» **Provided material**:
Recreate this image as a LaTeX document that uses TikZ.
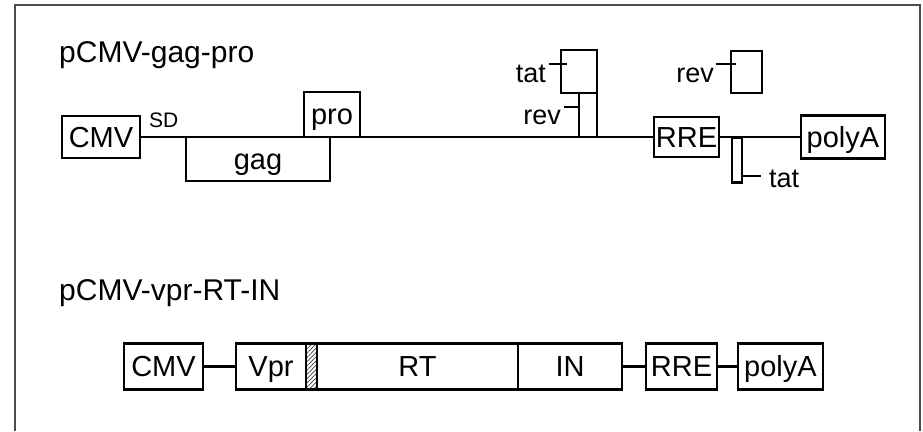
\documentclass[tikz,border=0pt]{standalone}
\usepackage{fontspec}
\setmainfont{Liberation Sans}
\usetikzlibrary{patterns.meta}
\begin{document}
\begin{tikzpicture}[x=1pt,y=-1pt,
 box/.style={draw, line width=2.2pt, fill=white, inner sep=0pt, text height=20.5pt, text depth=0pt,
   font=\fontsize{29}{31}\selectfont},
 lbl/.style={inner sep=0pt, font=\fontsize{27}{29}\selectfont},
 ttl/.style={inner sep=0pt, font=\fontsize{30}{32}\selectfont, anchor=base west},
 wire/.style={line width=2.4pt},
 tick/.style={line width=2pt},
 frame/.style={line width=2.2pt, draw=black!70}]
\useasboundingbox (0,0) rectangle (923,431);
\draw[frame] (15,431) -- (15,5) -- (920,5) -- (920,431);

% ---- pCMV-gag-pro ----
\node[ttl] (t1) at (59,62) {pCMV-gag-pro};
\node[box, minimum width=78pt, minimum height=42pt] (cmv1) at (101,137) {CMV};
\node[box, minimum width=65pt, minimum height=40pt] (rre1) at (686.5,137) {RRE};
\node[box, minimum width=84pt, minimum height=43pt] (polya1) at (843,137) {polyA};
\draw[wire] (cmv1.east) -- (rre1.west);
\draw[wire] (rre1.east) -- (polya1.west);
\node[box, minimum width=144pt, minimum height=44pt] (gag) at (258,159) {gag};
\node[box, minimum width=56pt, minimum height=45pt] (pro) at (332,114.5) {pro};
\node[inner sep=0pt, anchor=base west, font=\fontsize{21}{23}\selectfont] (sd) at (149,127) {SD};

\node[box, minimum width=36pt, minimum height=43pt] (tat1) at (579,71.5) {};
\node[box, minimum width=18pt, minimum height=44pt] (rev1) at (588,115) {};
\node[box, minimum width=31pt, minimum height=42pt] (rev2) at (746.5,72) {};
\node[box, minimum width=10pt, minimum height=45pt] (tat2) at (737,160) {};

\node[lbl, anchor=base east] (tat1l) at (546,82) {tat};
\draw[tick] ([xshift=-11pt,yshift=-15pt]tat1.north west) -- ++(18,0);
\node[lbl, anchor=base east] (rev1l) at (561,124) {rev};
\draw[tick] ([xshift=-14pt,yshift=-15pt]rev1.north west) -- ++(14,0);
\node[lbl, anchor=base east] (rev2l) at (714,82) {rev};
\draw[tick] ([xshift=-14pt,yshift=-14pt]rev2.north west) -- ++(20,0);
\node[lbl, anchor=base west] (tat2l) at (769,187) {tat};
\draw[tick] ([yshift=8pt]tat2.south east) -- ++(18,0);

% ---- pCMV-vpr-RT-IN ----
\node[ttl] (t2) at (59,300) {pCMV-vpr-RT-IN};
\node[box, minimum width=79pt, minimum height=46pt] (cmv2) at (163.5,366.5) {CMV};
\node[box, minimum width=70pt, minimum height=46pt] (vpr) at (271,366.5) {Vpr};
\node[box, minimum width=11pt, minimum height=46pt,
      pattern={Lines[angle=45,distance=3pt,line width=0.7pt]}, pattern color=black!75] (hatch) at (311.5,366.5) {};
\node[box, minimum width=201pt, minimum height=46pt] (rt) at (417.5,366.5) {RT};
\node[box, minimum width=104pt, minimum height=46pt] (in) at (570,366.5) {IN};
\node[box, minimum width=71pt, minimum height=46pt] (rre2) at (681.5,366.5) {RRE};
\node[box, minimum width=85pt, minimum height=46pt] (polya2) at (780.5,366.5) {polyA};
\draw[wire] (cmv2.east) -- (vpr.west);
\draw[wire] (in.east) -- (rre2.west);
\draw[wire] (rre2.east) -- (polya2.west);
\end{tikzpicture}
\end{document}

» **Exercise**: Pictures stay out. Print the data exactly, from its first line through the line containing "(sd) at (149,127)".

» **Correct output**:
Recreate this image as a LaTeX document that uses TikZ.
\documentclass[tikz,border=0pt]{standalone}
\usepackage{fontspec}
\setmainfont{Liberation Sans}
\usetikzlibrary{patterns.meta}
\begin{document}
\begin{tikzpicture}[x=1pt,y=-1pt,
 box/.style={draw, line width=2.2pt, fill=white, inner sep=0pt, text height=20.5pt, text depth=0pt,
   font=\fontsize{29}{31}\selectfont},
 lbl/.style={inner sep=0pt, font=\fontsize{27}{29}\selectfont},
 ttl/.style={inner sep=0pt, font=\fontsize{30}{32}\selectfont, anchor=base west},
 wire/.style={line width=2.4pt},
 tick/.style={line width=2pt},
 frame/.style={line width=2.2pt, draw=black!70}]
\useasboundingbox (0,0) rectangle (923,431);
\draw[frame] (15,431) -- (15,5) -- (920,5) -- (920,431);

% ---- pCMV-gag-pro ----
\node[ttl] (t1) at (59,62) {pCMV-gag-pro};
\node[box, minimum width=78pt, minimum height=42pt] (cmv1) at (101,137) {CMV};
\node[box, minimum width=65pt, minimum height=40pt] (rre1) at (686.5,137) {RRE};
\node[box, minimum width=84pt, minimum height=43pt] (polya1) at (843,137) {polyA};
\draw[wire] (cmv1.east) -- (rre1.west);
\draw[wire] (rre1.east) -- (polya1.west);
\node[box, minimum width=144pt, minimum height=44pt] (gag) at (258,159) {gag};
\node[box, minimum width=56pt, minimum height=45pt] (pro) at (332,114.5) {pro};
\node[inner sep=0pt, anchor=base west, font=\fontsize{21}{23}\selectfont] (sd) at (149,127) {SD};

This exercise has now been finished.